__YOUR TASK__
Drop the images; return everything else in the listing below exactly.

__RAW DATA__
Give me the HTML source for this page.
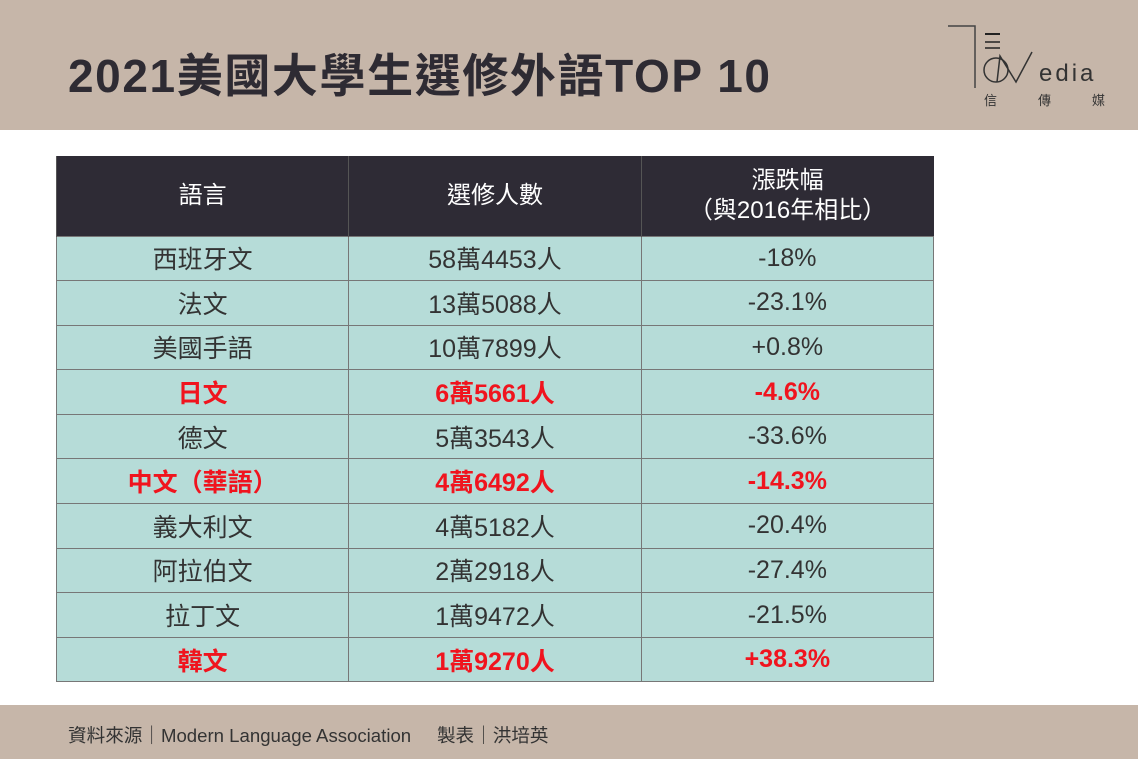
<!DOCTYPE html>
<html><head><meta charset="utf-8"><style>
*{margin:0;padding:0;box-sizing:border-box}
body{width:1138px;height:759px;background:#fff;position:relative;overflow:hidden;font-family:"Liberation Sans","Noto Sans CJK TC",sans-serif}
.top{position:absolute;left:0;top:0;width:1138px;height:130px;background:#c6b6a9}
.title{position:absolute;left:68px;top:40px;font-size:46px;font-weight:bold;color:#2e2b33;letter-spacing:1.6px;white-space:nowrap}
.foot{position:absolute;left:0;top:705px;width:1138px;height:54px;background:#c6b6a9;font-size:18.6px;color:#333;padding:16px 0 0 68px;white-space:nowrap}
table{position:absolute;left:56px;top:156px;width:878px;border-collapse:collapse;font-family:"Liberation Sans","Noto Sans CJK TC",sans-serif}
th{background:#2e2b35;color:#fff;font-weight:normal;font-size:24px;height:80px;border-left:1px solid #555;line-height:1.25}
td{background:#b6dcd8;border:1px solid #777;height:44.6px;text-align:center;font-size:25px;color:#333;width:292px}
tr.r td{color:#f0141e;font-weight:bold}
</style></head><body>
<div class="top"></div>
<div class="title">2021美國大學生選修外語TOP 10</div>
<svg style="position:absolute;left:940px;top:18px" width="190" height="100">
<polyline points="8,8 35,8 35,70" fill="none" stroke="#444" stroke-width="1.5"/>
<line x1="45" y1="16" x2="60" y2="16" stroke="#222" stroke-width="2"/>
<line x1="45" y1="24" x2="60" y2="24" stroke="#222" stroke-width="1.5"/>
<line x1="45" y1="30" x2="60" y2="30" stroke="#222" stroke-width="1.5"/>
<circle cx="56" cy="52" r="12" fill="none" stroke="#333" stroke-width="1.5"/>
<polyline points="57,64 60,38 76,64 92,34" fill="none" stroke="#333" stroke-width="1.5"/>
<text x="99" y="63" font-size="24" fill="#333" font-family="Liberation Sans" letter-spacing="3">edia</text>
<text x="44" y="87" font-size="13" fill="#333">信</text>
<text x="98" y="87" font-size="13" fill="#333">傳</text>
<text x="152" y="87" font-size="13" fill="#333">媒</text>
</svg>
<table>
<tr><th>語言</th><th>選修人數</th><th>漲跌幅<br>（與2016年相比）</th></tr>
<tr><td>西班牙文</td><td>58萬4453人</td><td>-18%</td></tr>
<tr><td>法文</td><td>13萬5088人</td><td>-23.1%</td></tr>
<tr><td>美國手語</td><td>10萬7899人</td><td>+0.8%</td></tr>
<tr class="r"><td>日文</td><td>6萬5661人</td><td>-4.6%</td></tr>
<tr><td>德文</td><td>5萬3543人</td><td>-33.6%</td></tr>
<tr class="r"><td>中文（華語）</td><td>4萬6492人</td><td>-14.3%</td></tr>
<tr><td>義大利文</td><td>4萬5182人</td><td>-20.4%</td></tr>
<tr><td>阿拉伯文</td><td>2萬2918人</td><td>-27.4%</td></tr>
<tr><td>拉丁文</td><td>1萬9472人</td><td>-21.5%</td></tr>
<tr class="r"><td>韓文</td><td>1萬9270人</td><td>+38.3%</td></tr>
</table>
<div class="foot">資料來源｜Modern Language Association&nbsp;&nbsp;&nbsp;&nbsp;&nbsp;製表｜洪培英</div>
</body></html>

__ANSWER__
Give me the HTML source for this page.
<!DOCTYPE html>
<html><head><meta charset="utf-8"><style>
*{margin:0;padding:0;box-sizing:border-box}
body{width:1138px;height:759px;background:#fff;position:relative;overflow:hidden;font-family:"Liberation Sans","Noto Sans CJK TC",sans-serif}
.top{position:absolute;left:0;top:0;width:1138px;height:130px;background:#c6b6a9}
.title{position:absolute;left:68px;top:40px;font-size:46px;font-weight:bold;color:#2e2b33;letter-spacing:1.6px;white-space:nowrap}
.foot{position:absolute;left:0;top:705px;width:1138px;height:54px;background:#c6b6a9;font-size:18.6px;color:#333;padding:16px 0 0 68px;white-space:nowrap}
table{position:absolute;left:56px;top:156px;width:878px;border-collapse:collapse;font-family:"Liberation Sans","Noto Sans CJK TC",sans-serif}
th{background:#2e2b35;color:#fff;font-weight:normal;font-size:24px;height:80px;border-left:1px solid #555;line-height:1.25}
td{background:#b6dcd8;border:1px solid #777;height:44.6px;text-align:center;font-size:25px;color:#333;width:292px}
tr.r td{color:#f0141e;font-weight:bold}
</style></head><body>
<div class="top"></div>
<div class="title">2021美國大學生選修外語TOP 10</div>
<svg style="position:absolute;left:940px;top:18px" width="190" height="100">
<polyline points="8,8 35,8 35,70" fill="none" stroke="#444" stroke-width="1.5"/>
<line x1="45" y1="16" x2="60" y2="16" stroke="#222" stroke-width="2"/>
<line x1="45" y1="24" x2="60" y2="24" stroke="#222" stroke-width="1.5"/>
<line x1="45" y1="30" x2="60" y2="30" stroke="#222" stroke-width="1.5"/>
<circle cx="56" cy="52" r="12" fill="none" stroke="#333" stroke-width="1.5"/>
<polyline points="57,64 60,38 76,64 92,34" fill="none" stroke="#333" stroke-width="1.5"/>
<text x="99" y="63" font-size="24" fill="#333" font-family="Liberation Sans" letter-spacing="3">edia</text>
<text x="44" y="87" font-size="13" fill="#333">信</text>
<text x="98" y="87" font-size="13" fill="#333">傳</text>
<text x="152" y="87" font-size="13" fill="#333">媒</text>
</svg>
<table>
<tr><th>語言</th><th>選修人數</th><th>漲跌幅<br>（與2016年相比）</th></tr>
<tr><td>西班牙文</td><td>58萬4453人</td><td>-18%</td></tr>
<tr><td>法文</td><td>13萬5088人</td><td>-23.1%</td></tr>
<tr><td>美國手語</td><td>10萬7899人</td><td>+0.8%</td></tr>
<tr class="r"><td>日文</td><td>6萬5661人</td><td>-4.6%</td></tr>
<tr><td>德文</td><td>5萬3543人</td><td>-33.6%</td></tr>
<tr class="r"><td>中文（華語）</td><td>4萬6492人</td><td>-14.3%</td></tr>
<tr><td>義大利文</td><td>4萬5182人</td><td>-20.4%</td></tr>
<tr><td>阿拉伯文</td><td>2萬2918人</td><td>-27.4%</td></tr>
<tr><td>拉丁文</td><td>1萬9472人</td><td>-21.5%</td></tr>
<tr class="r"><td>韓文</td><td>1萬9270人</td><td>+38.3%</td></tr>
</table>
<div class="foot">資料來源｜Modern Language Association&nbsp;&nbsp;&nbsp;&nbsp;&nbsp;製表｜洪培英</div>
</body></html>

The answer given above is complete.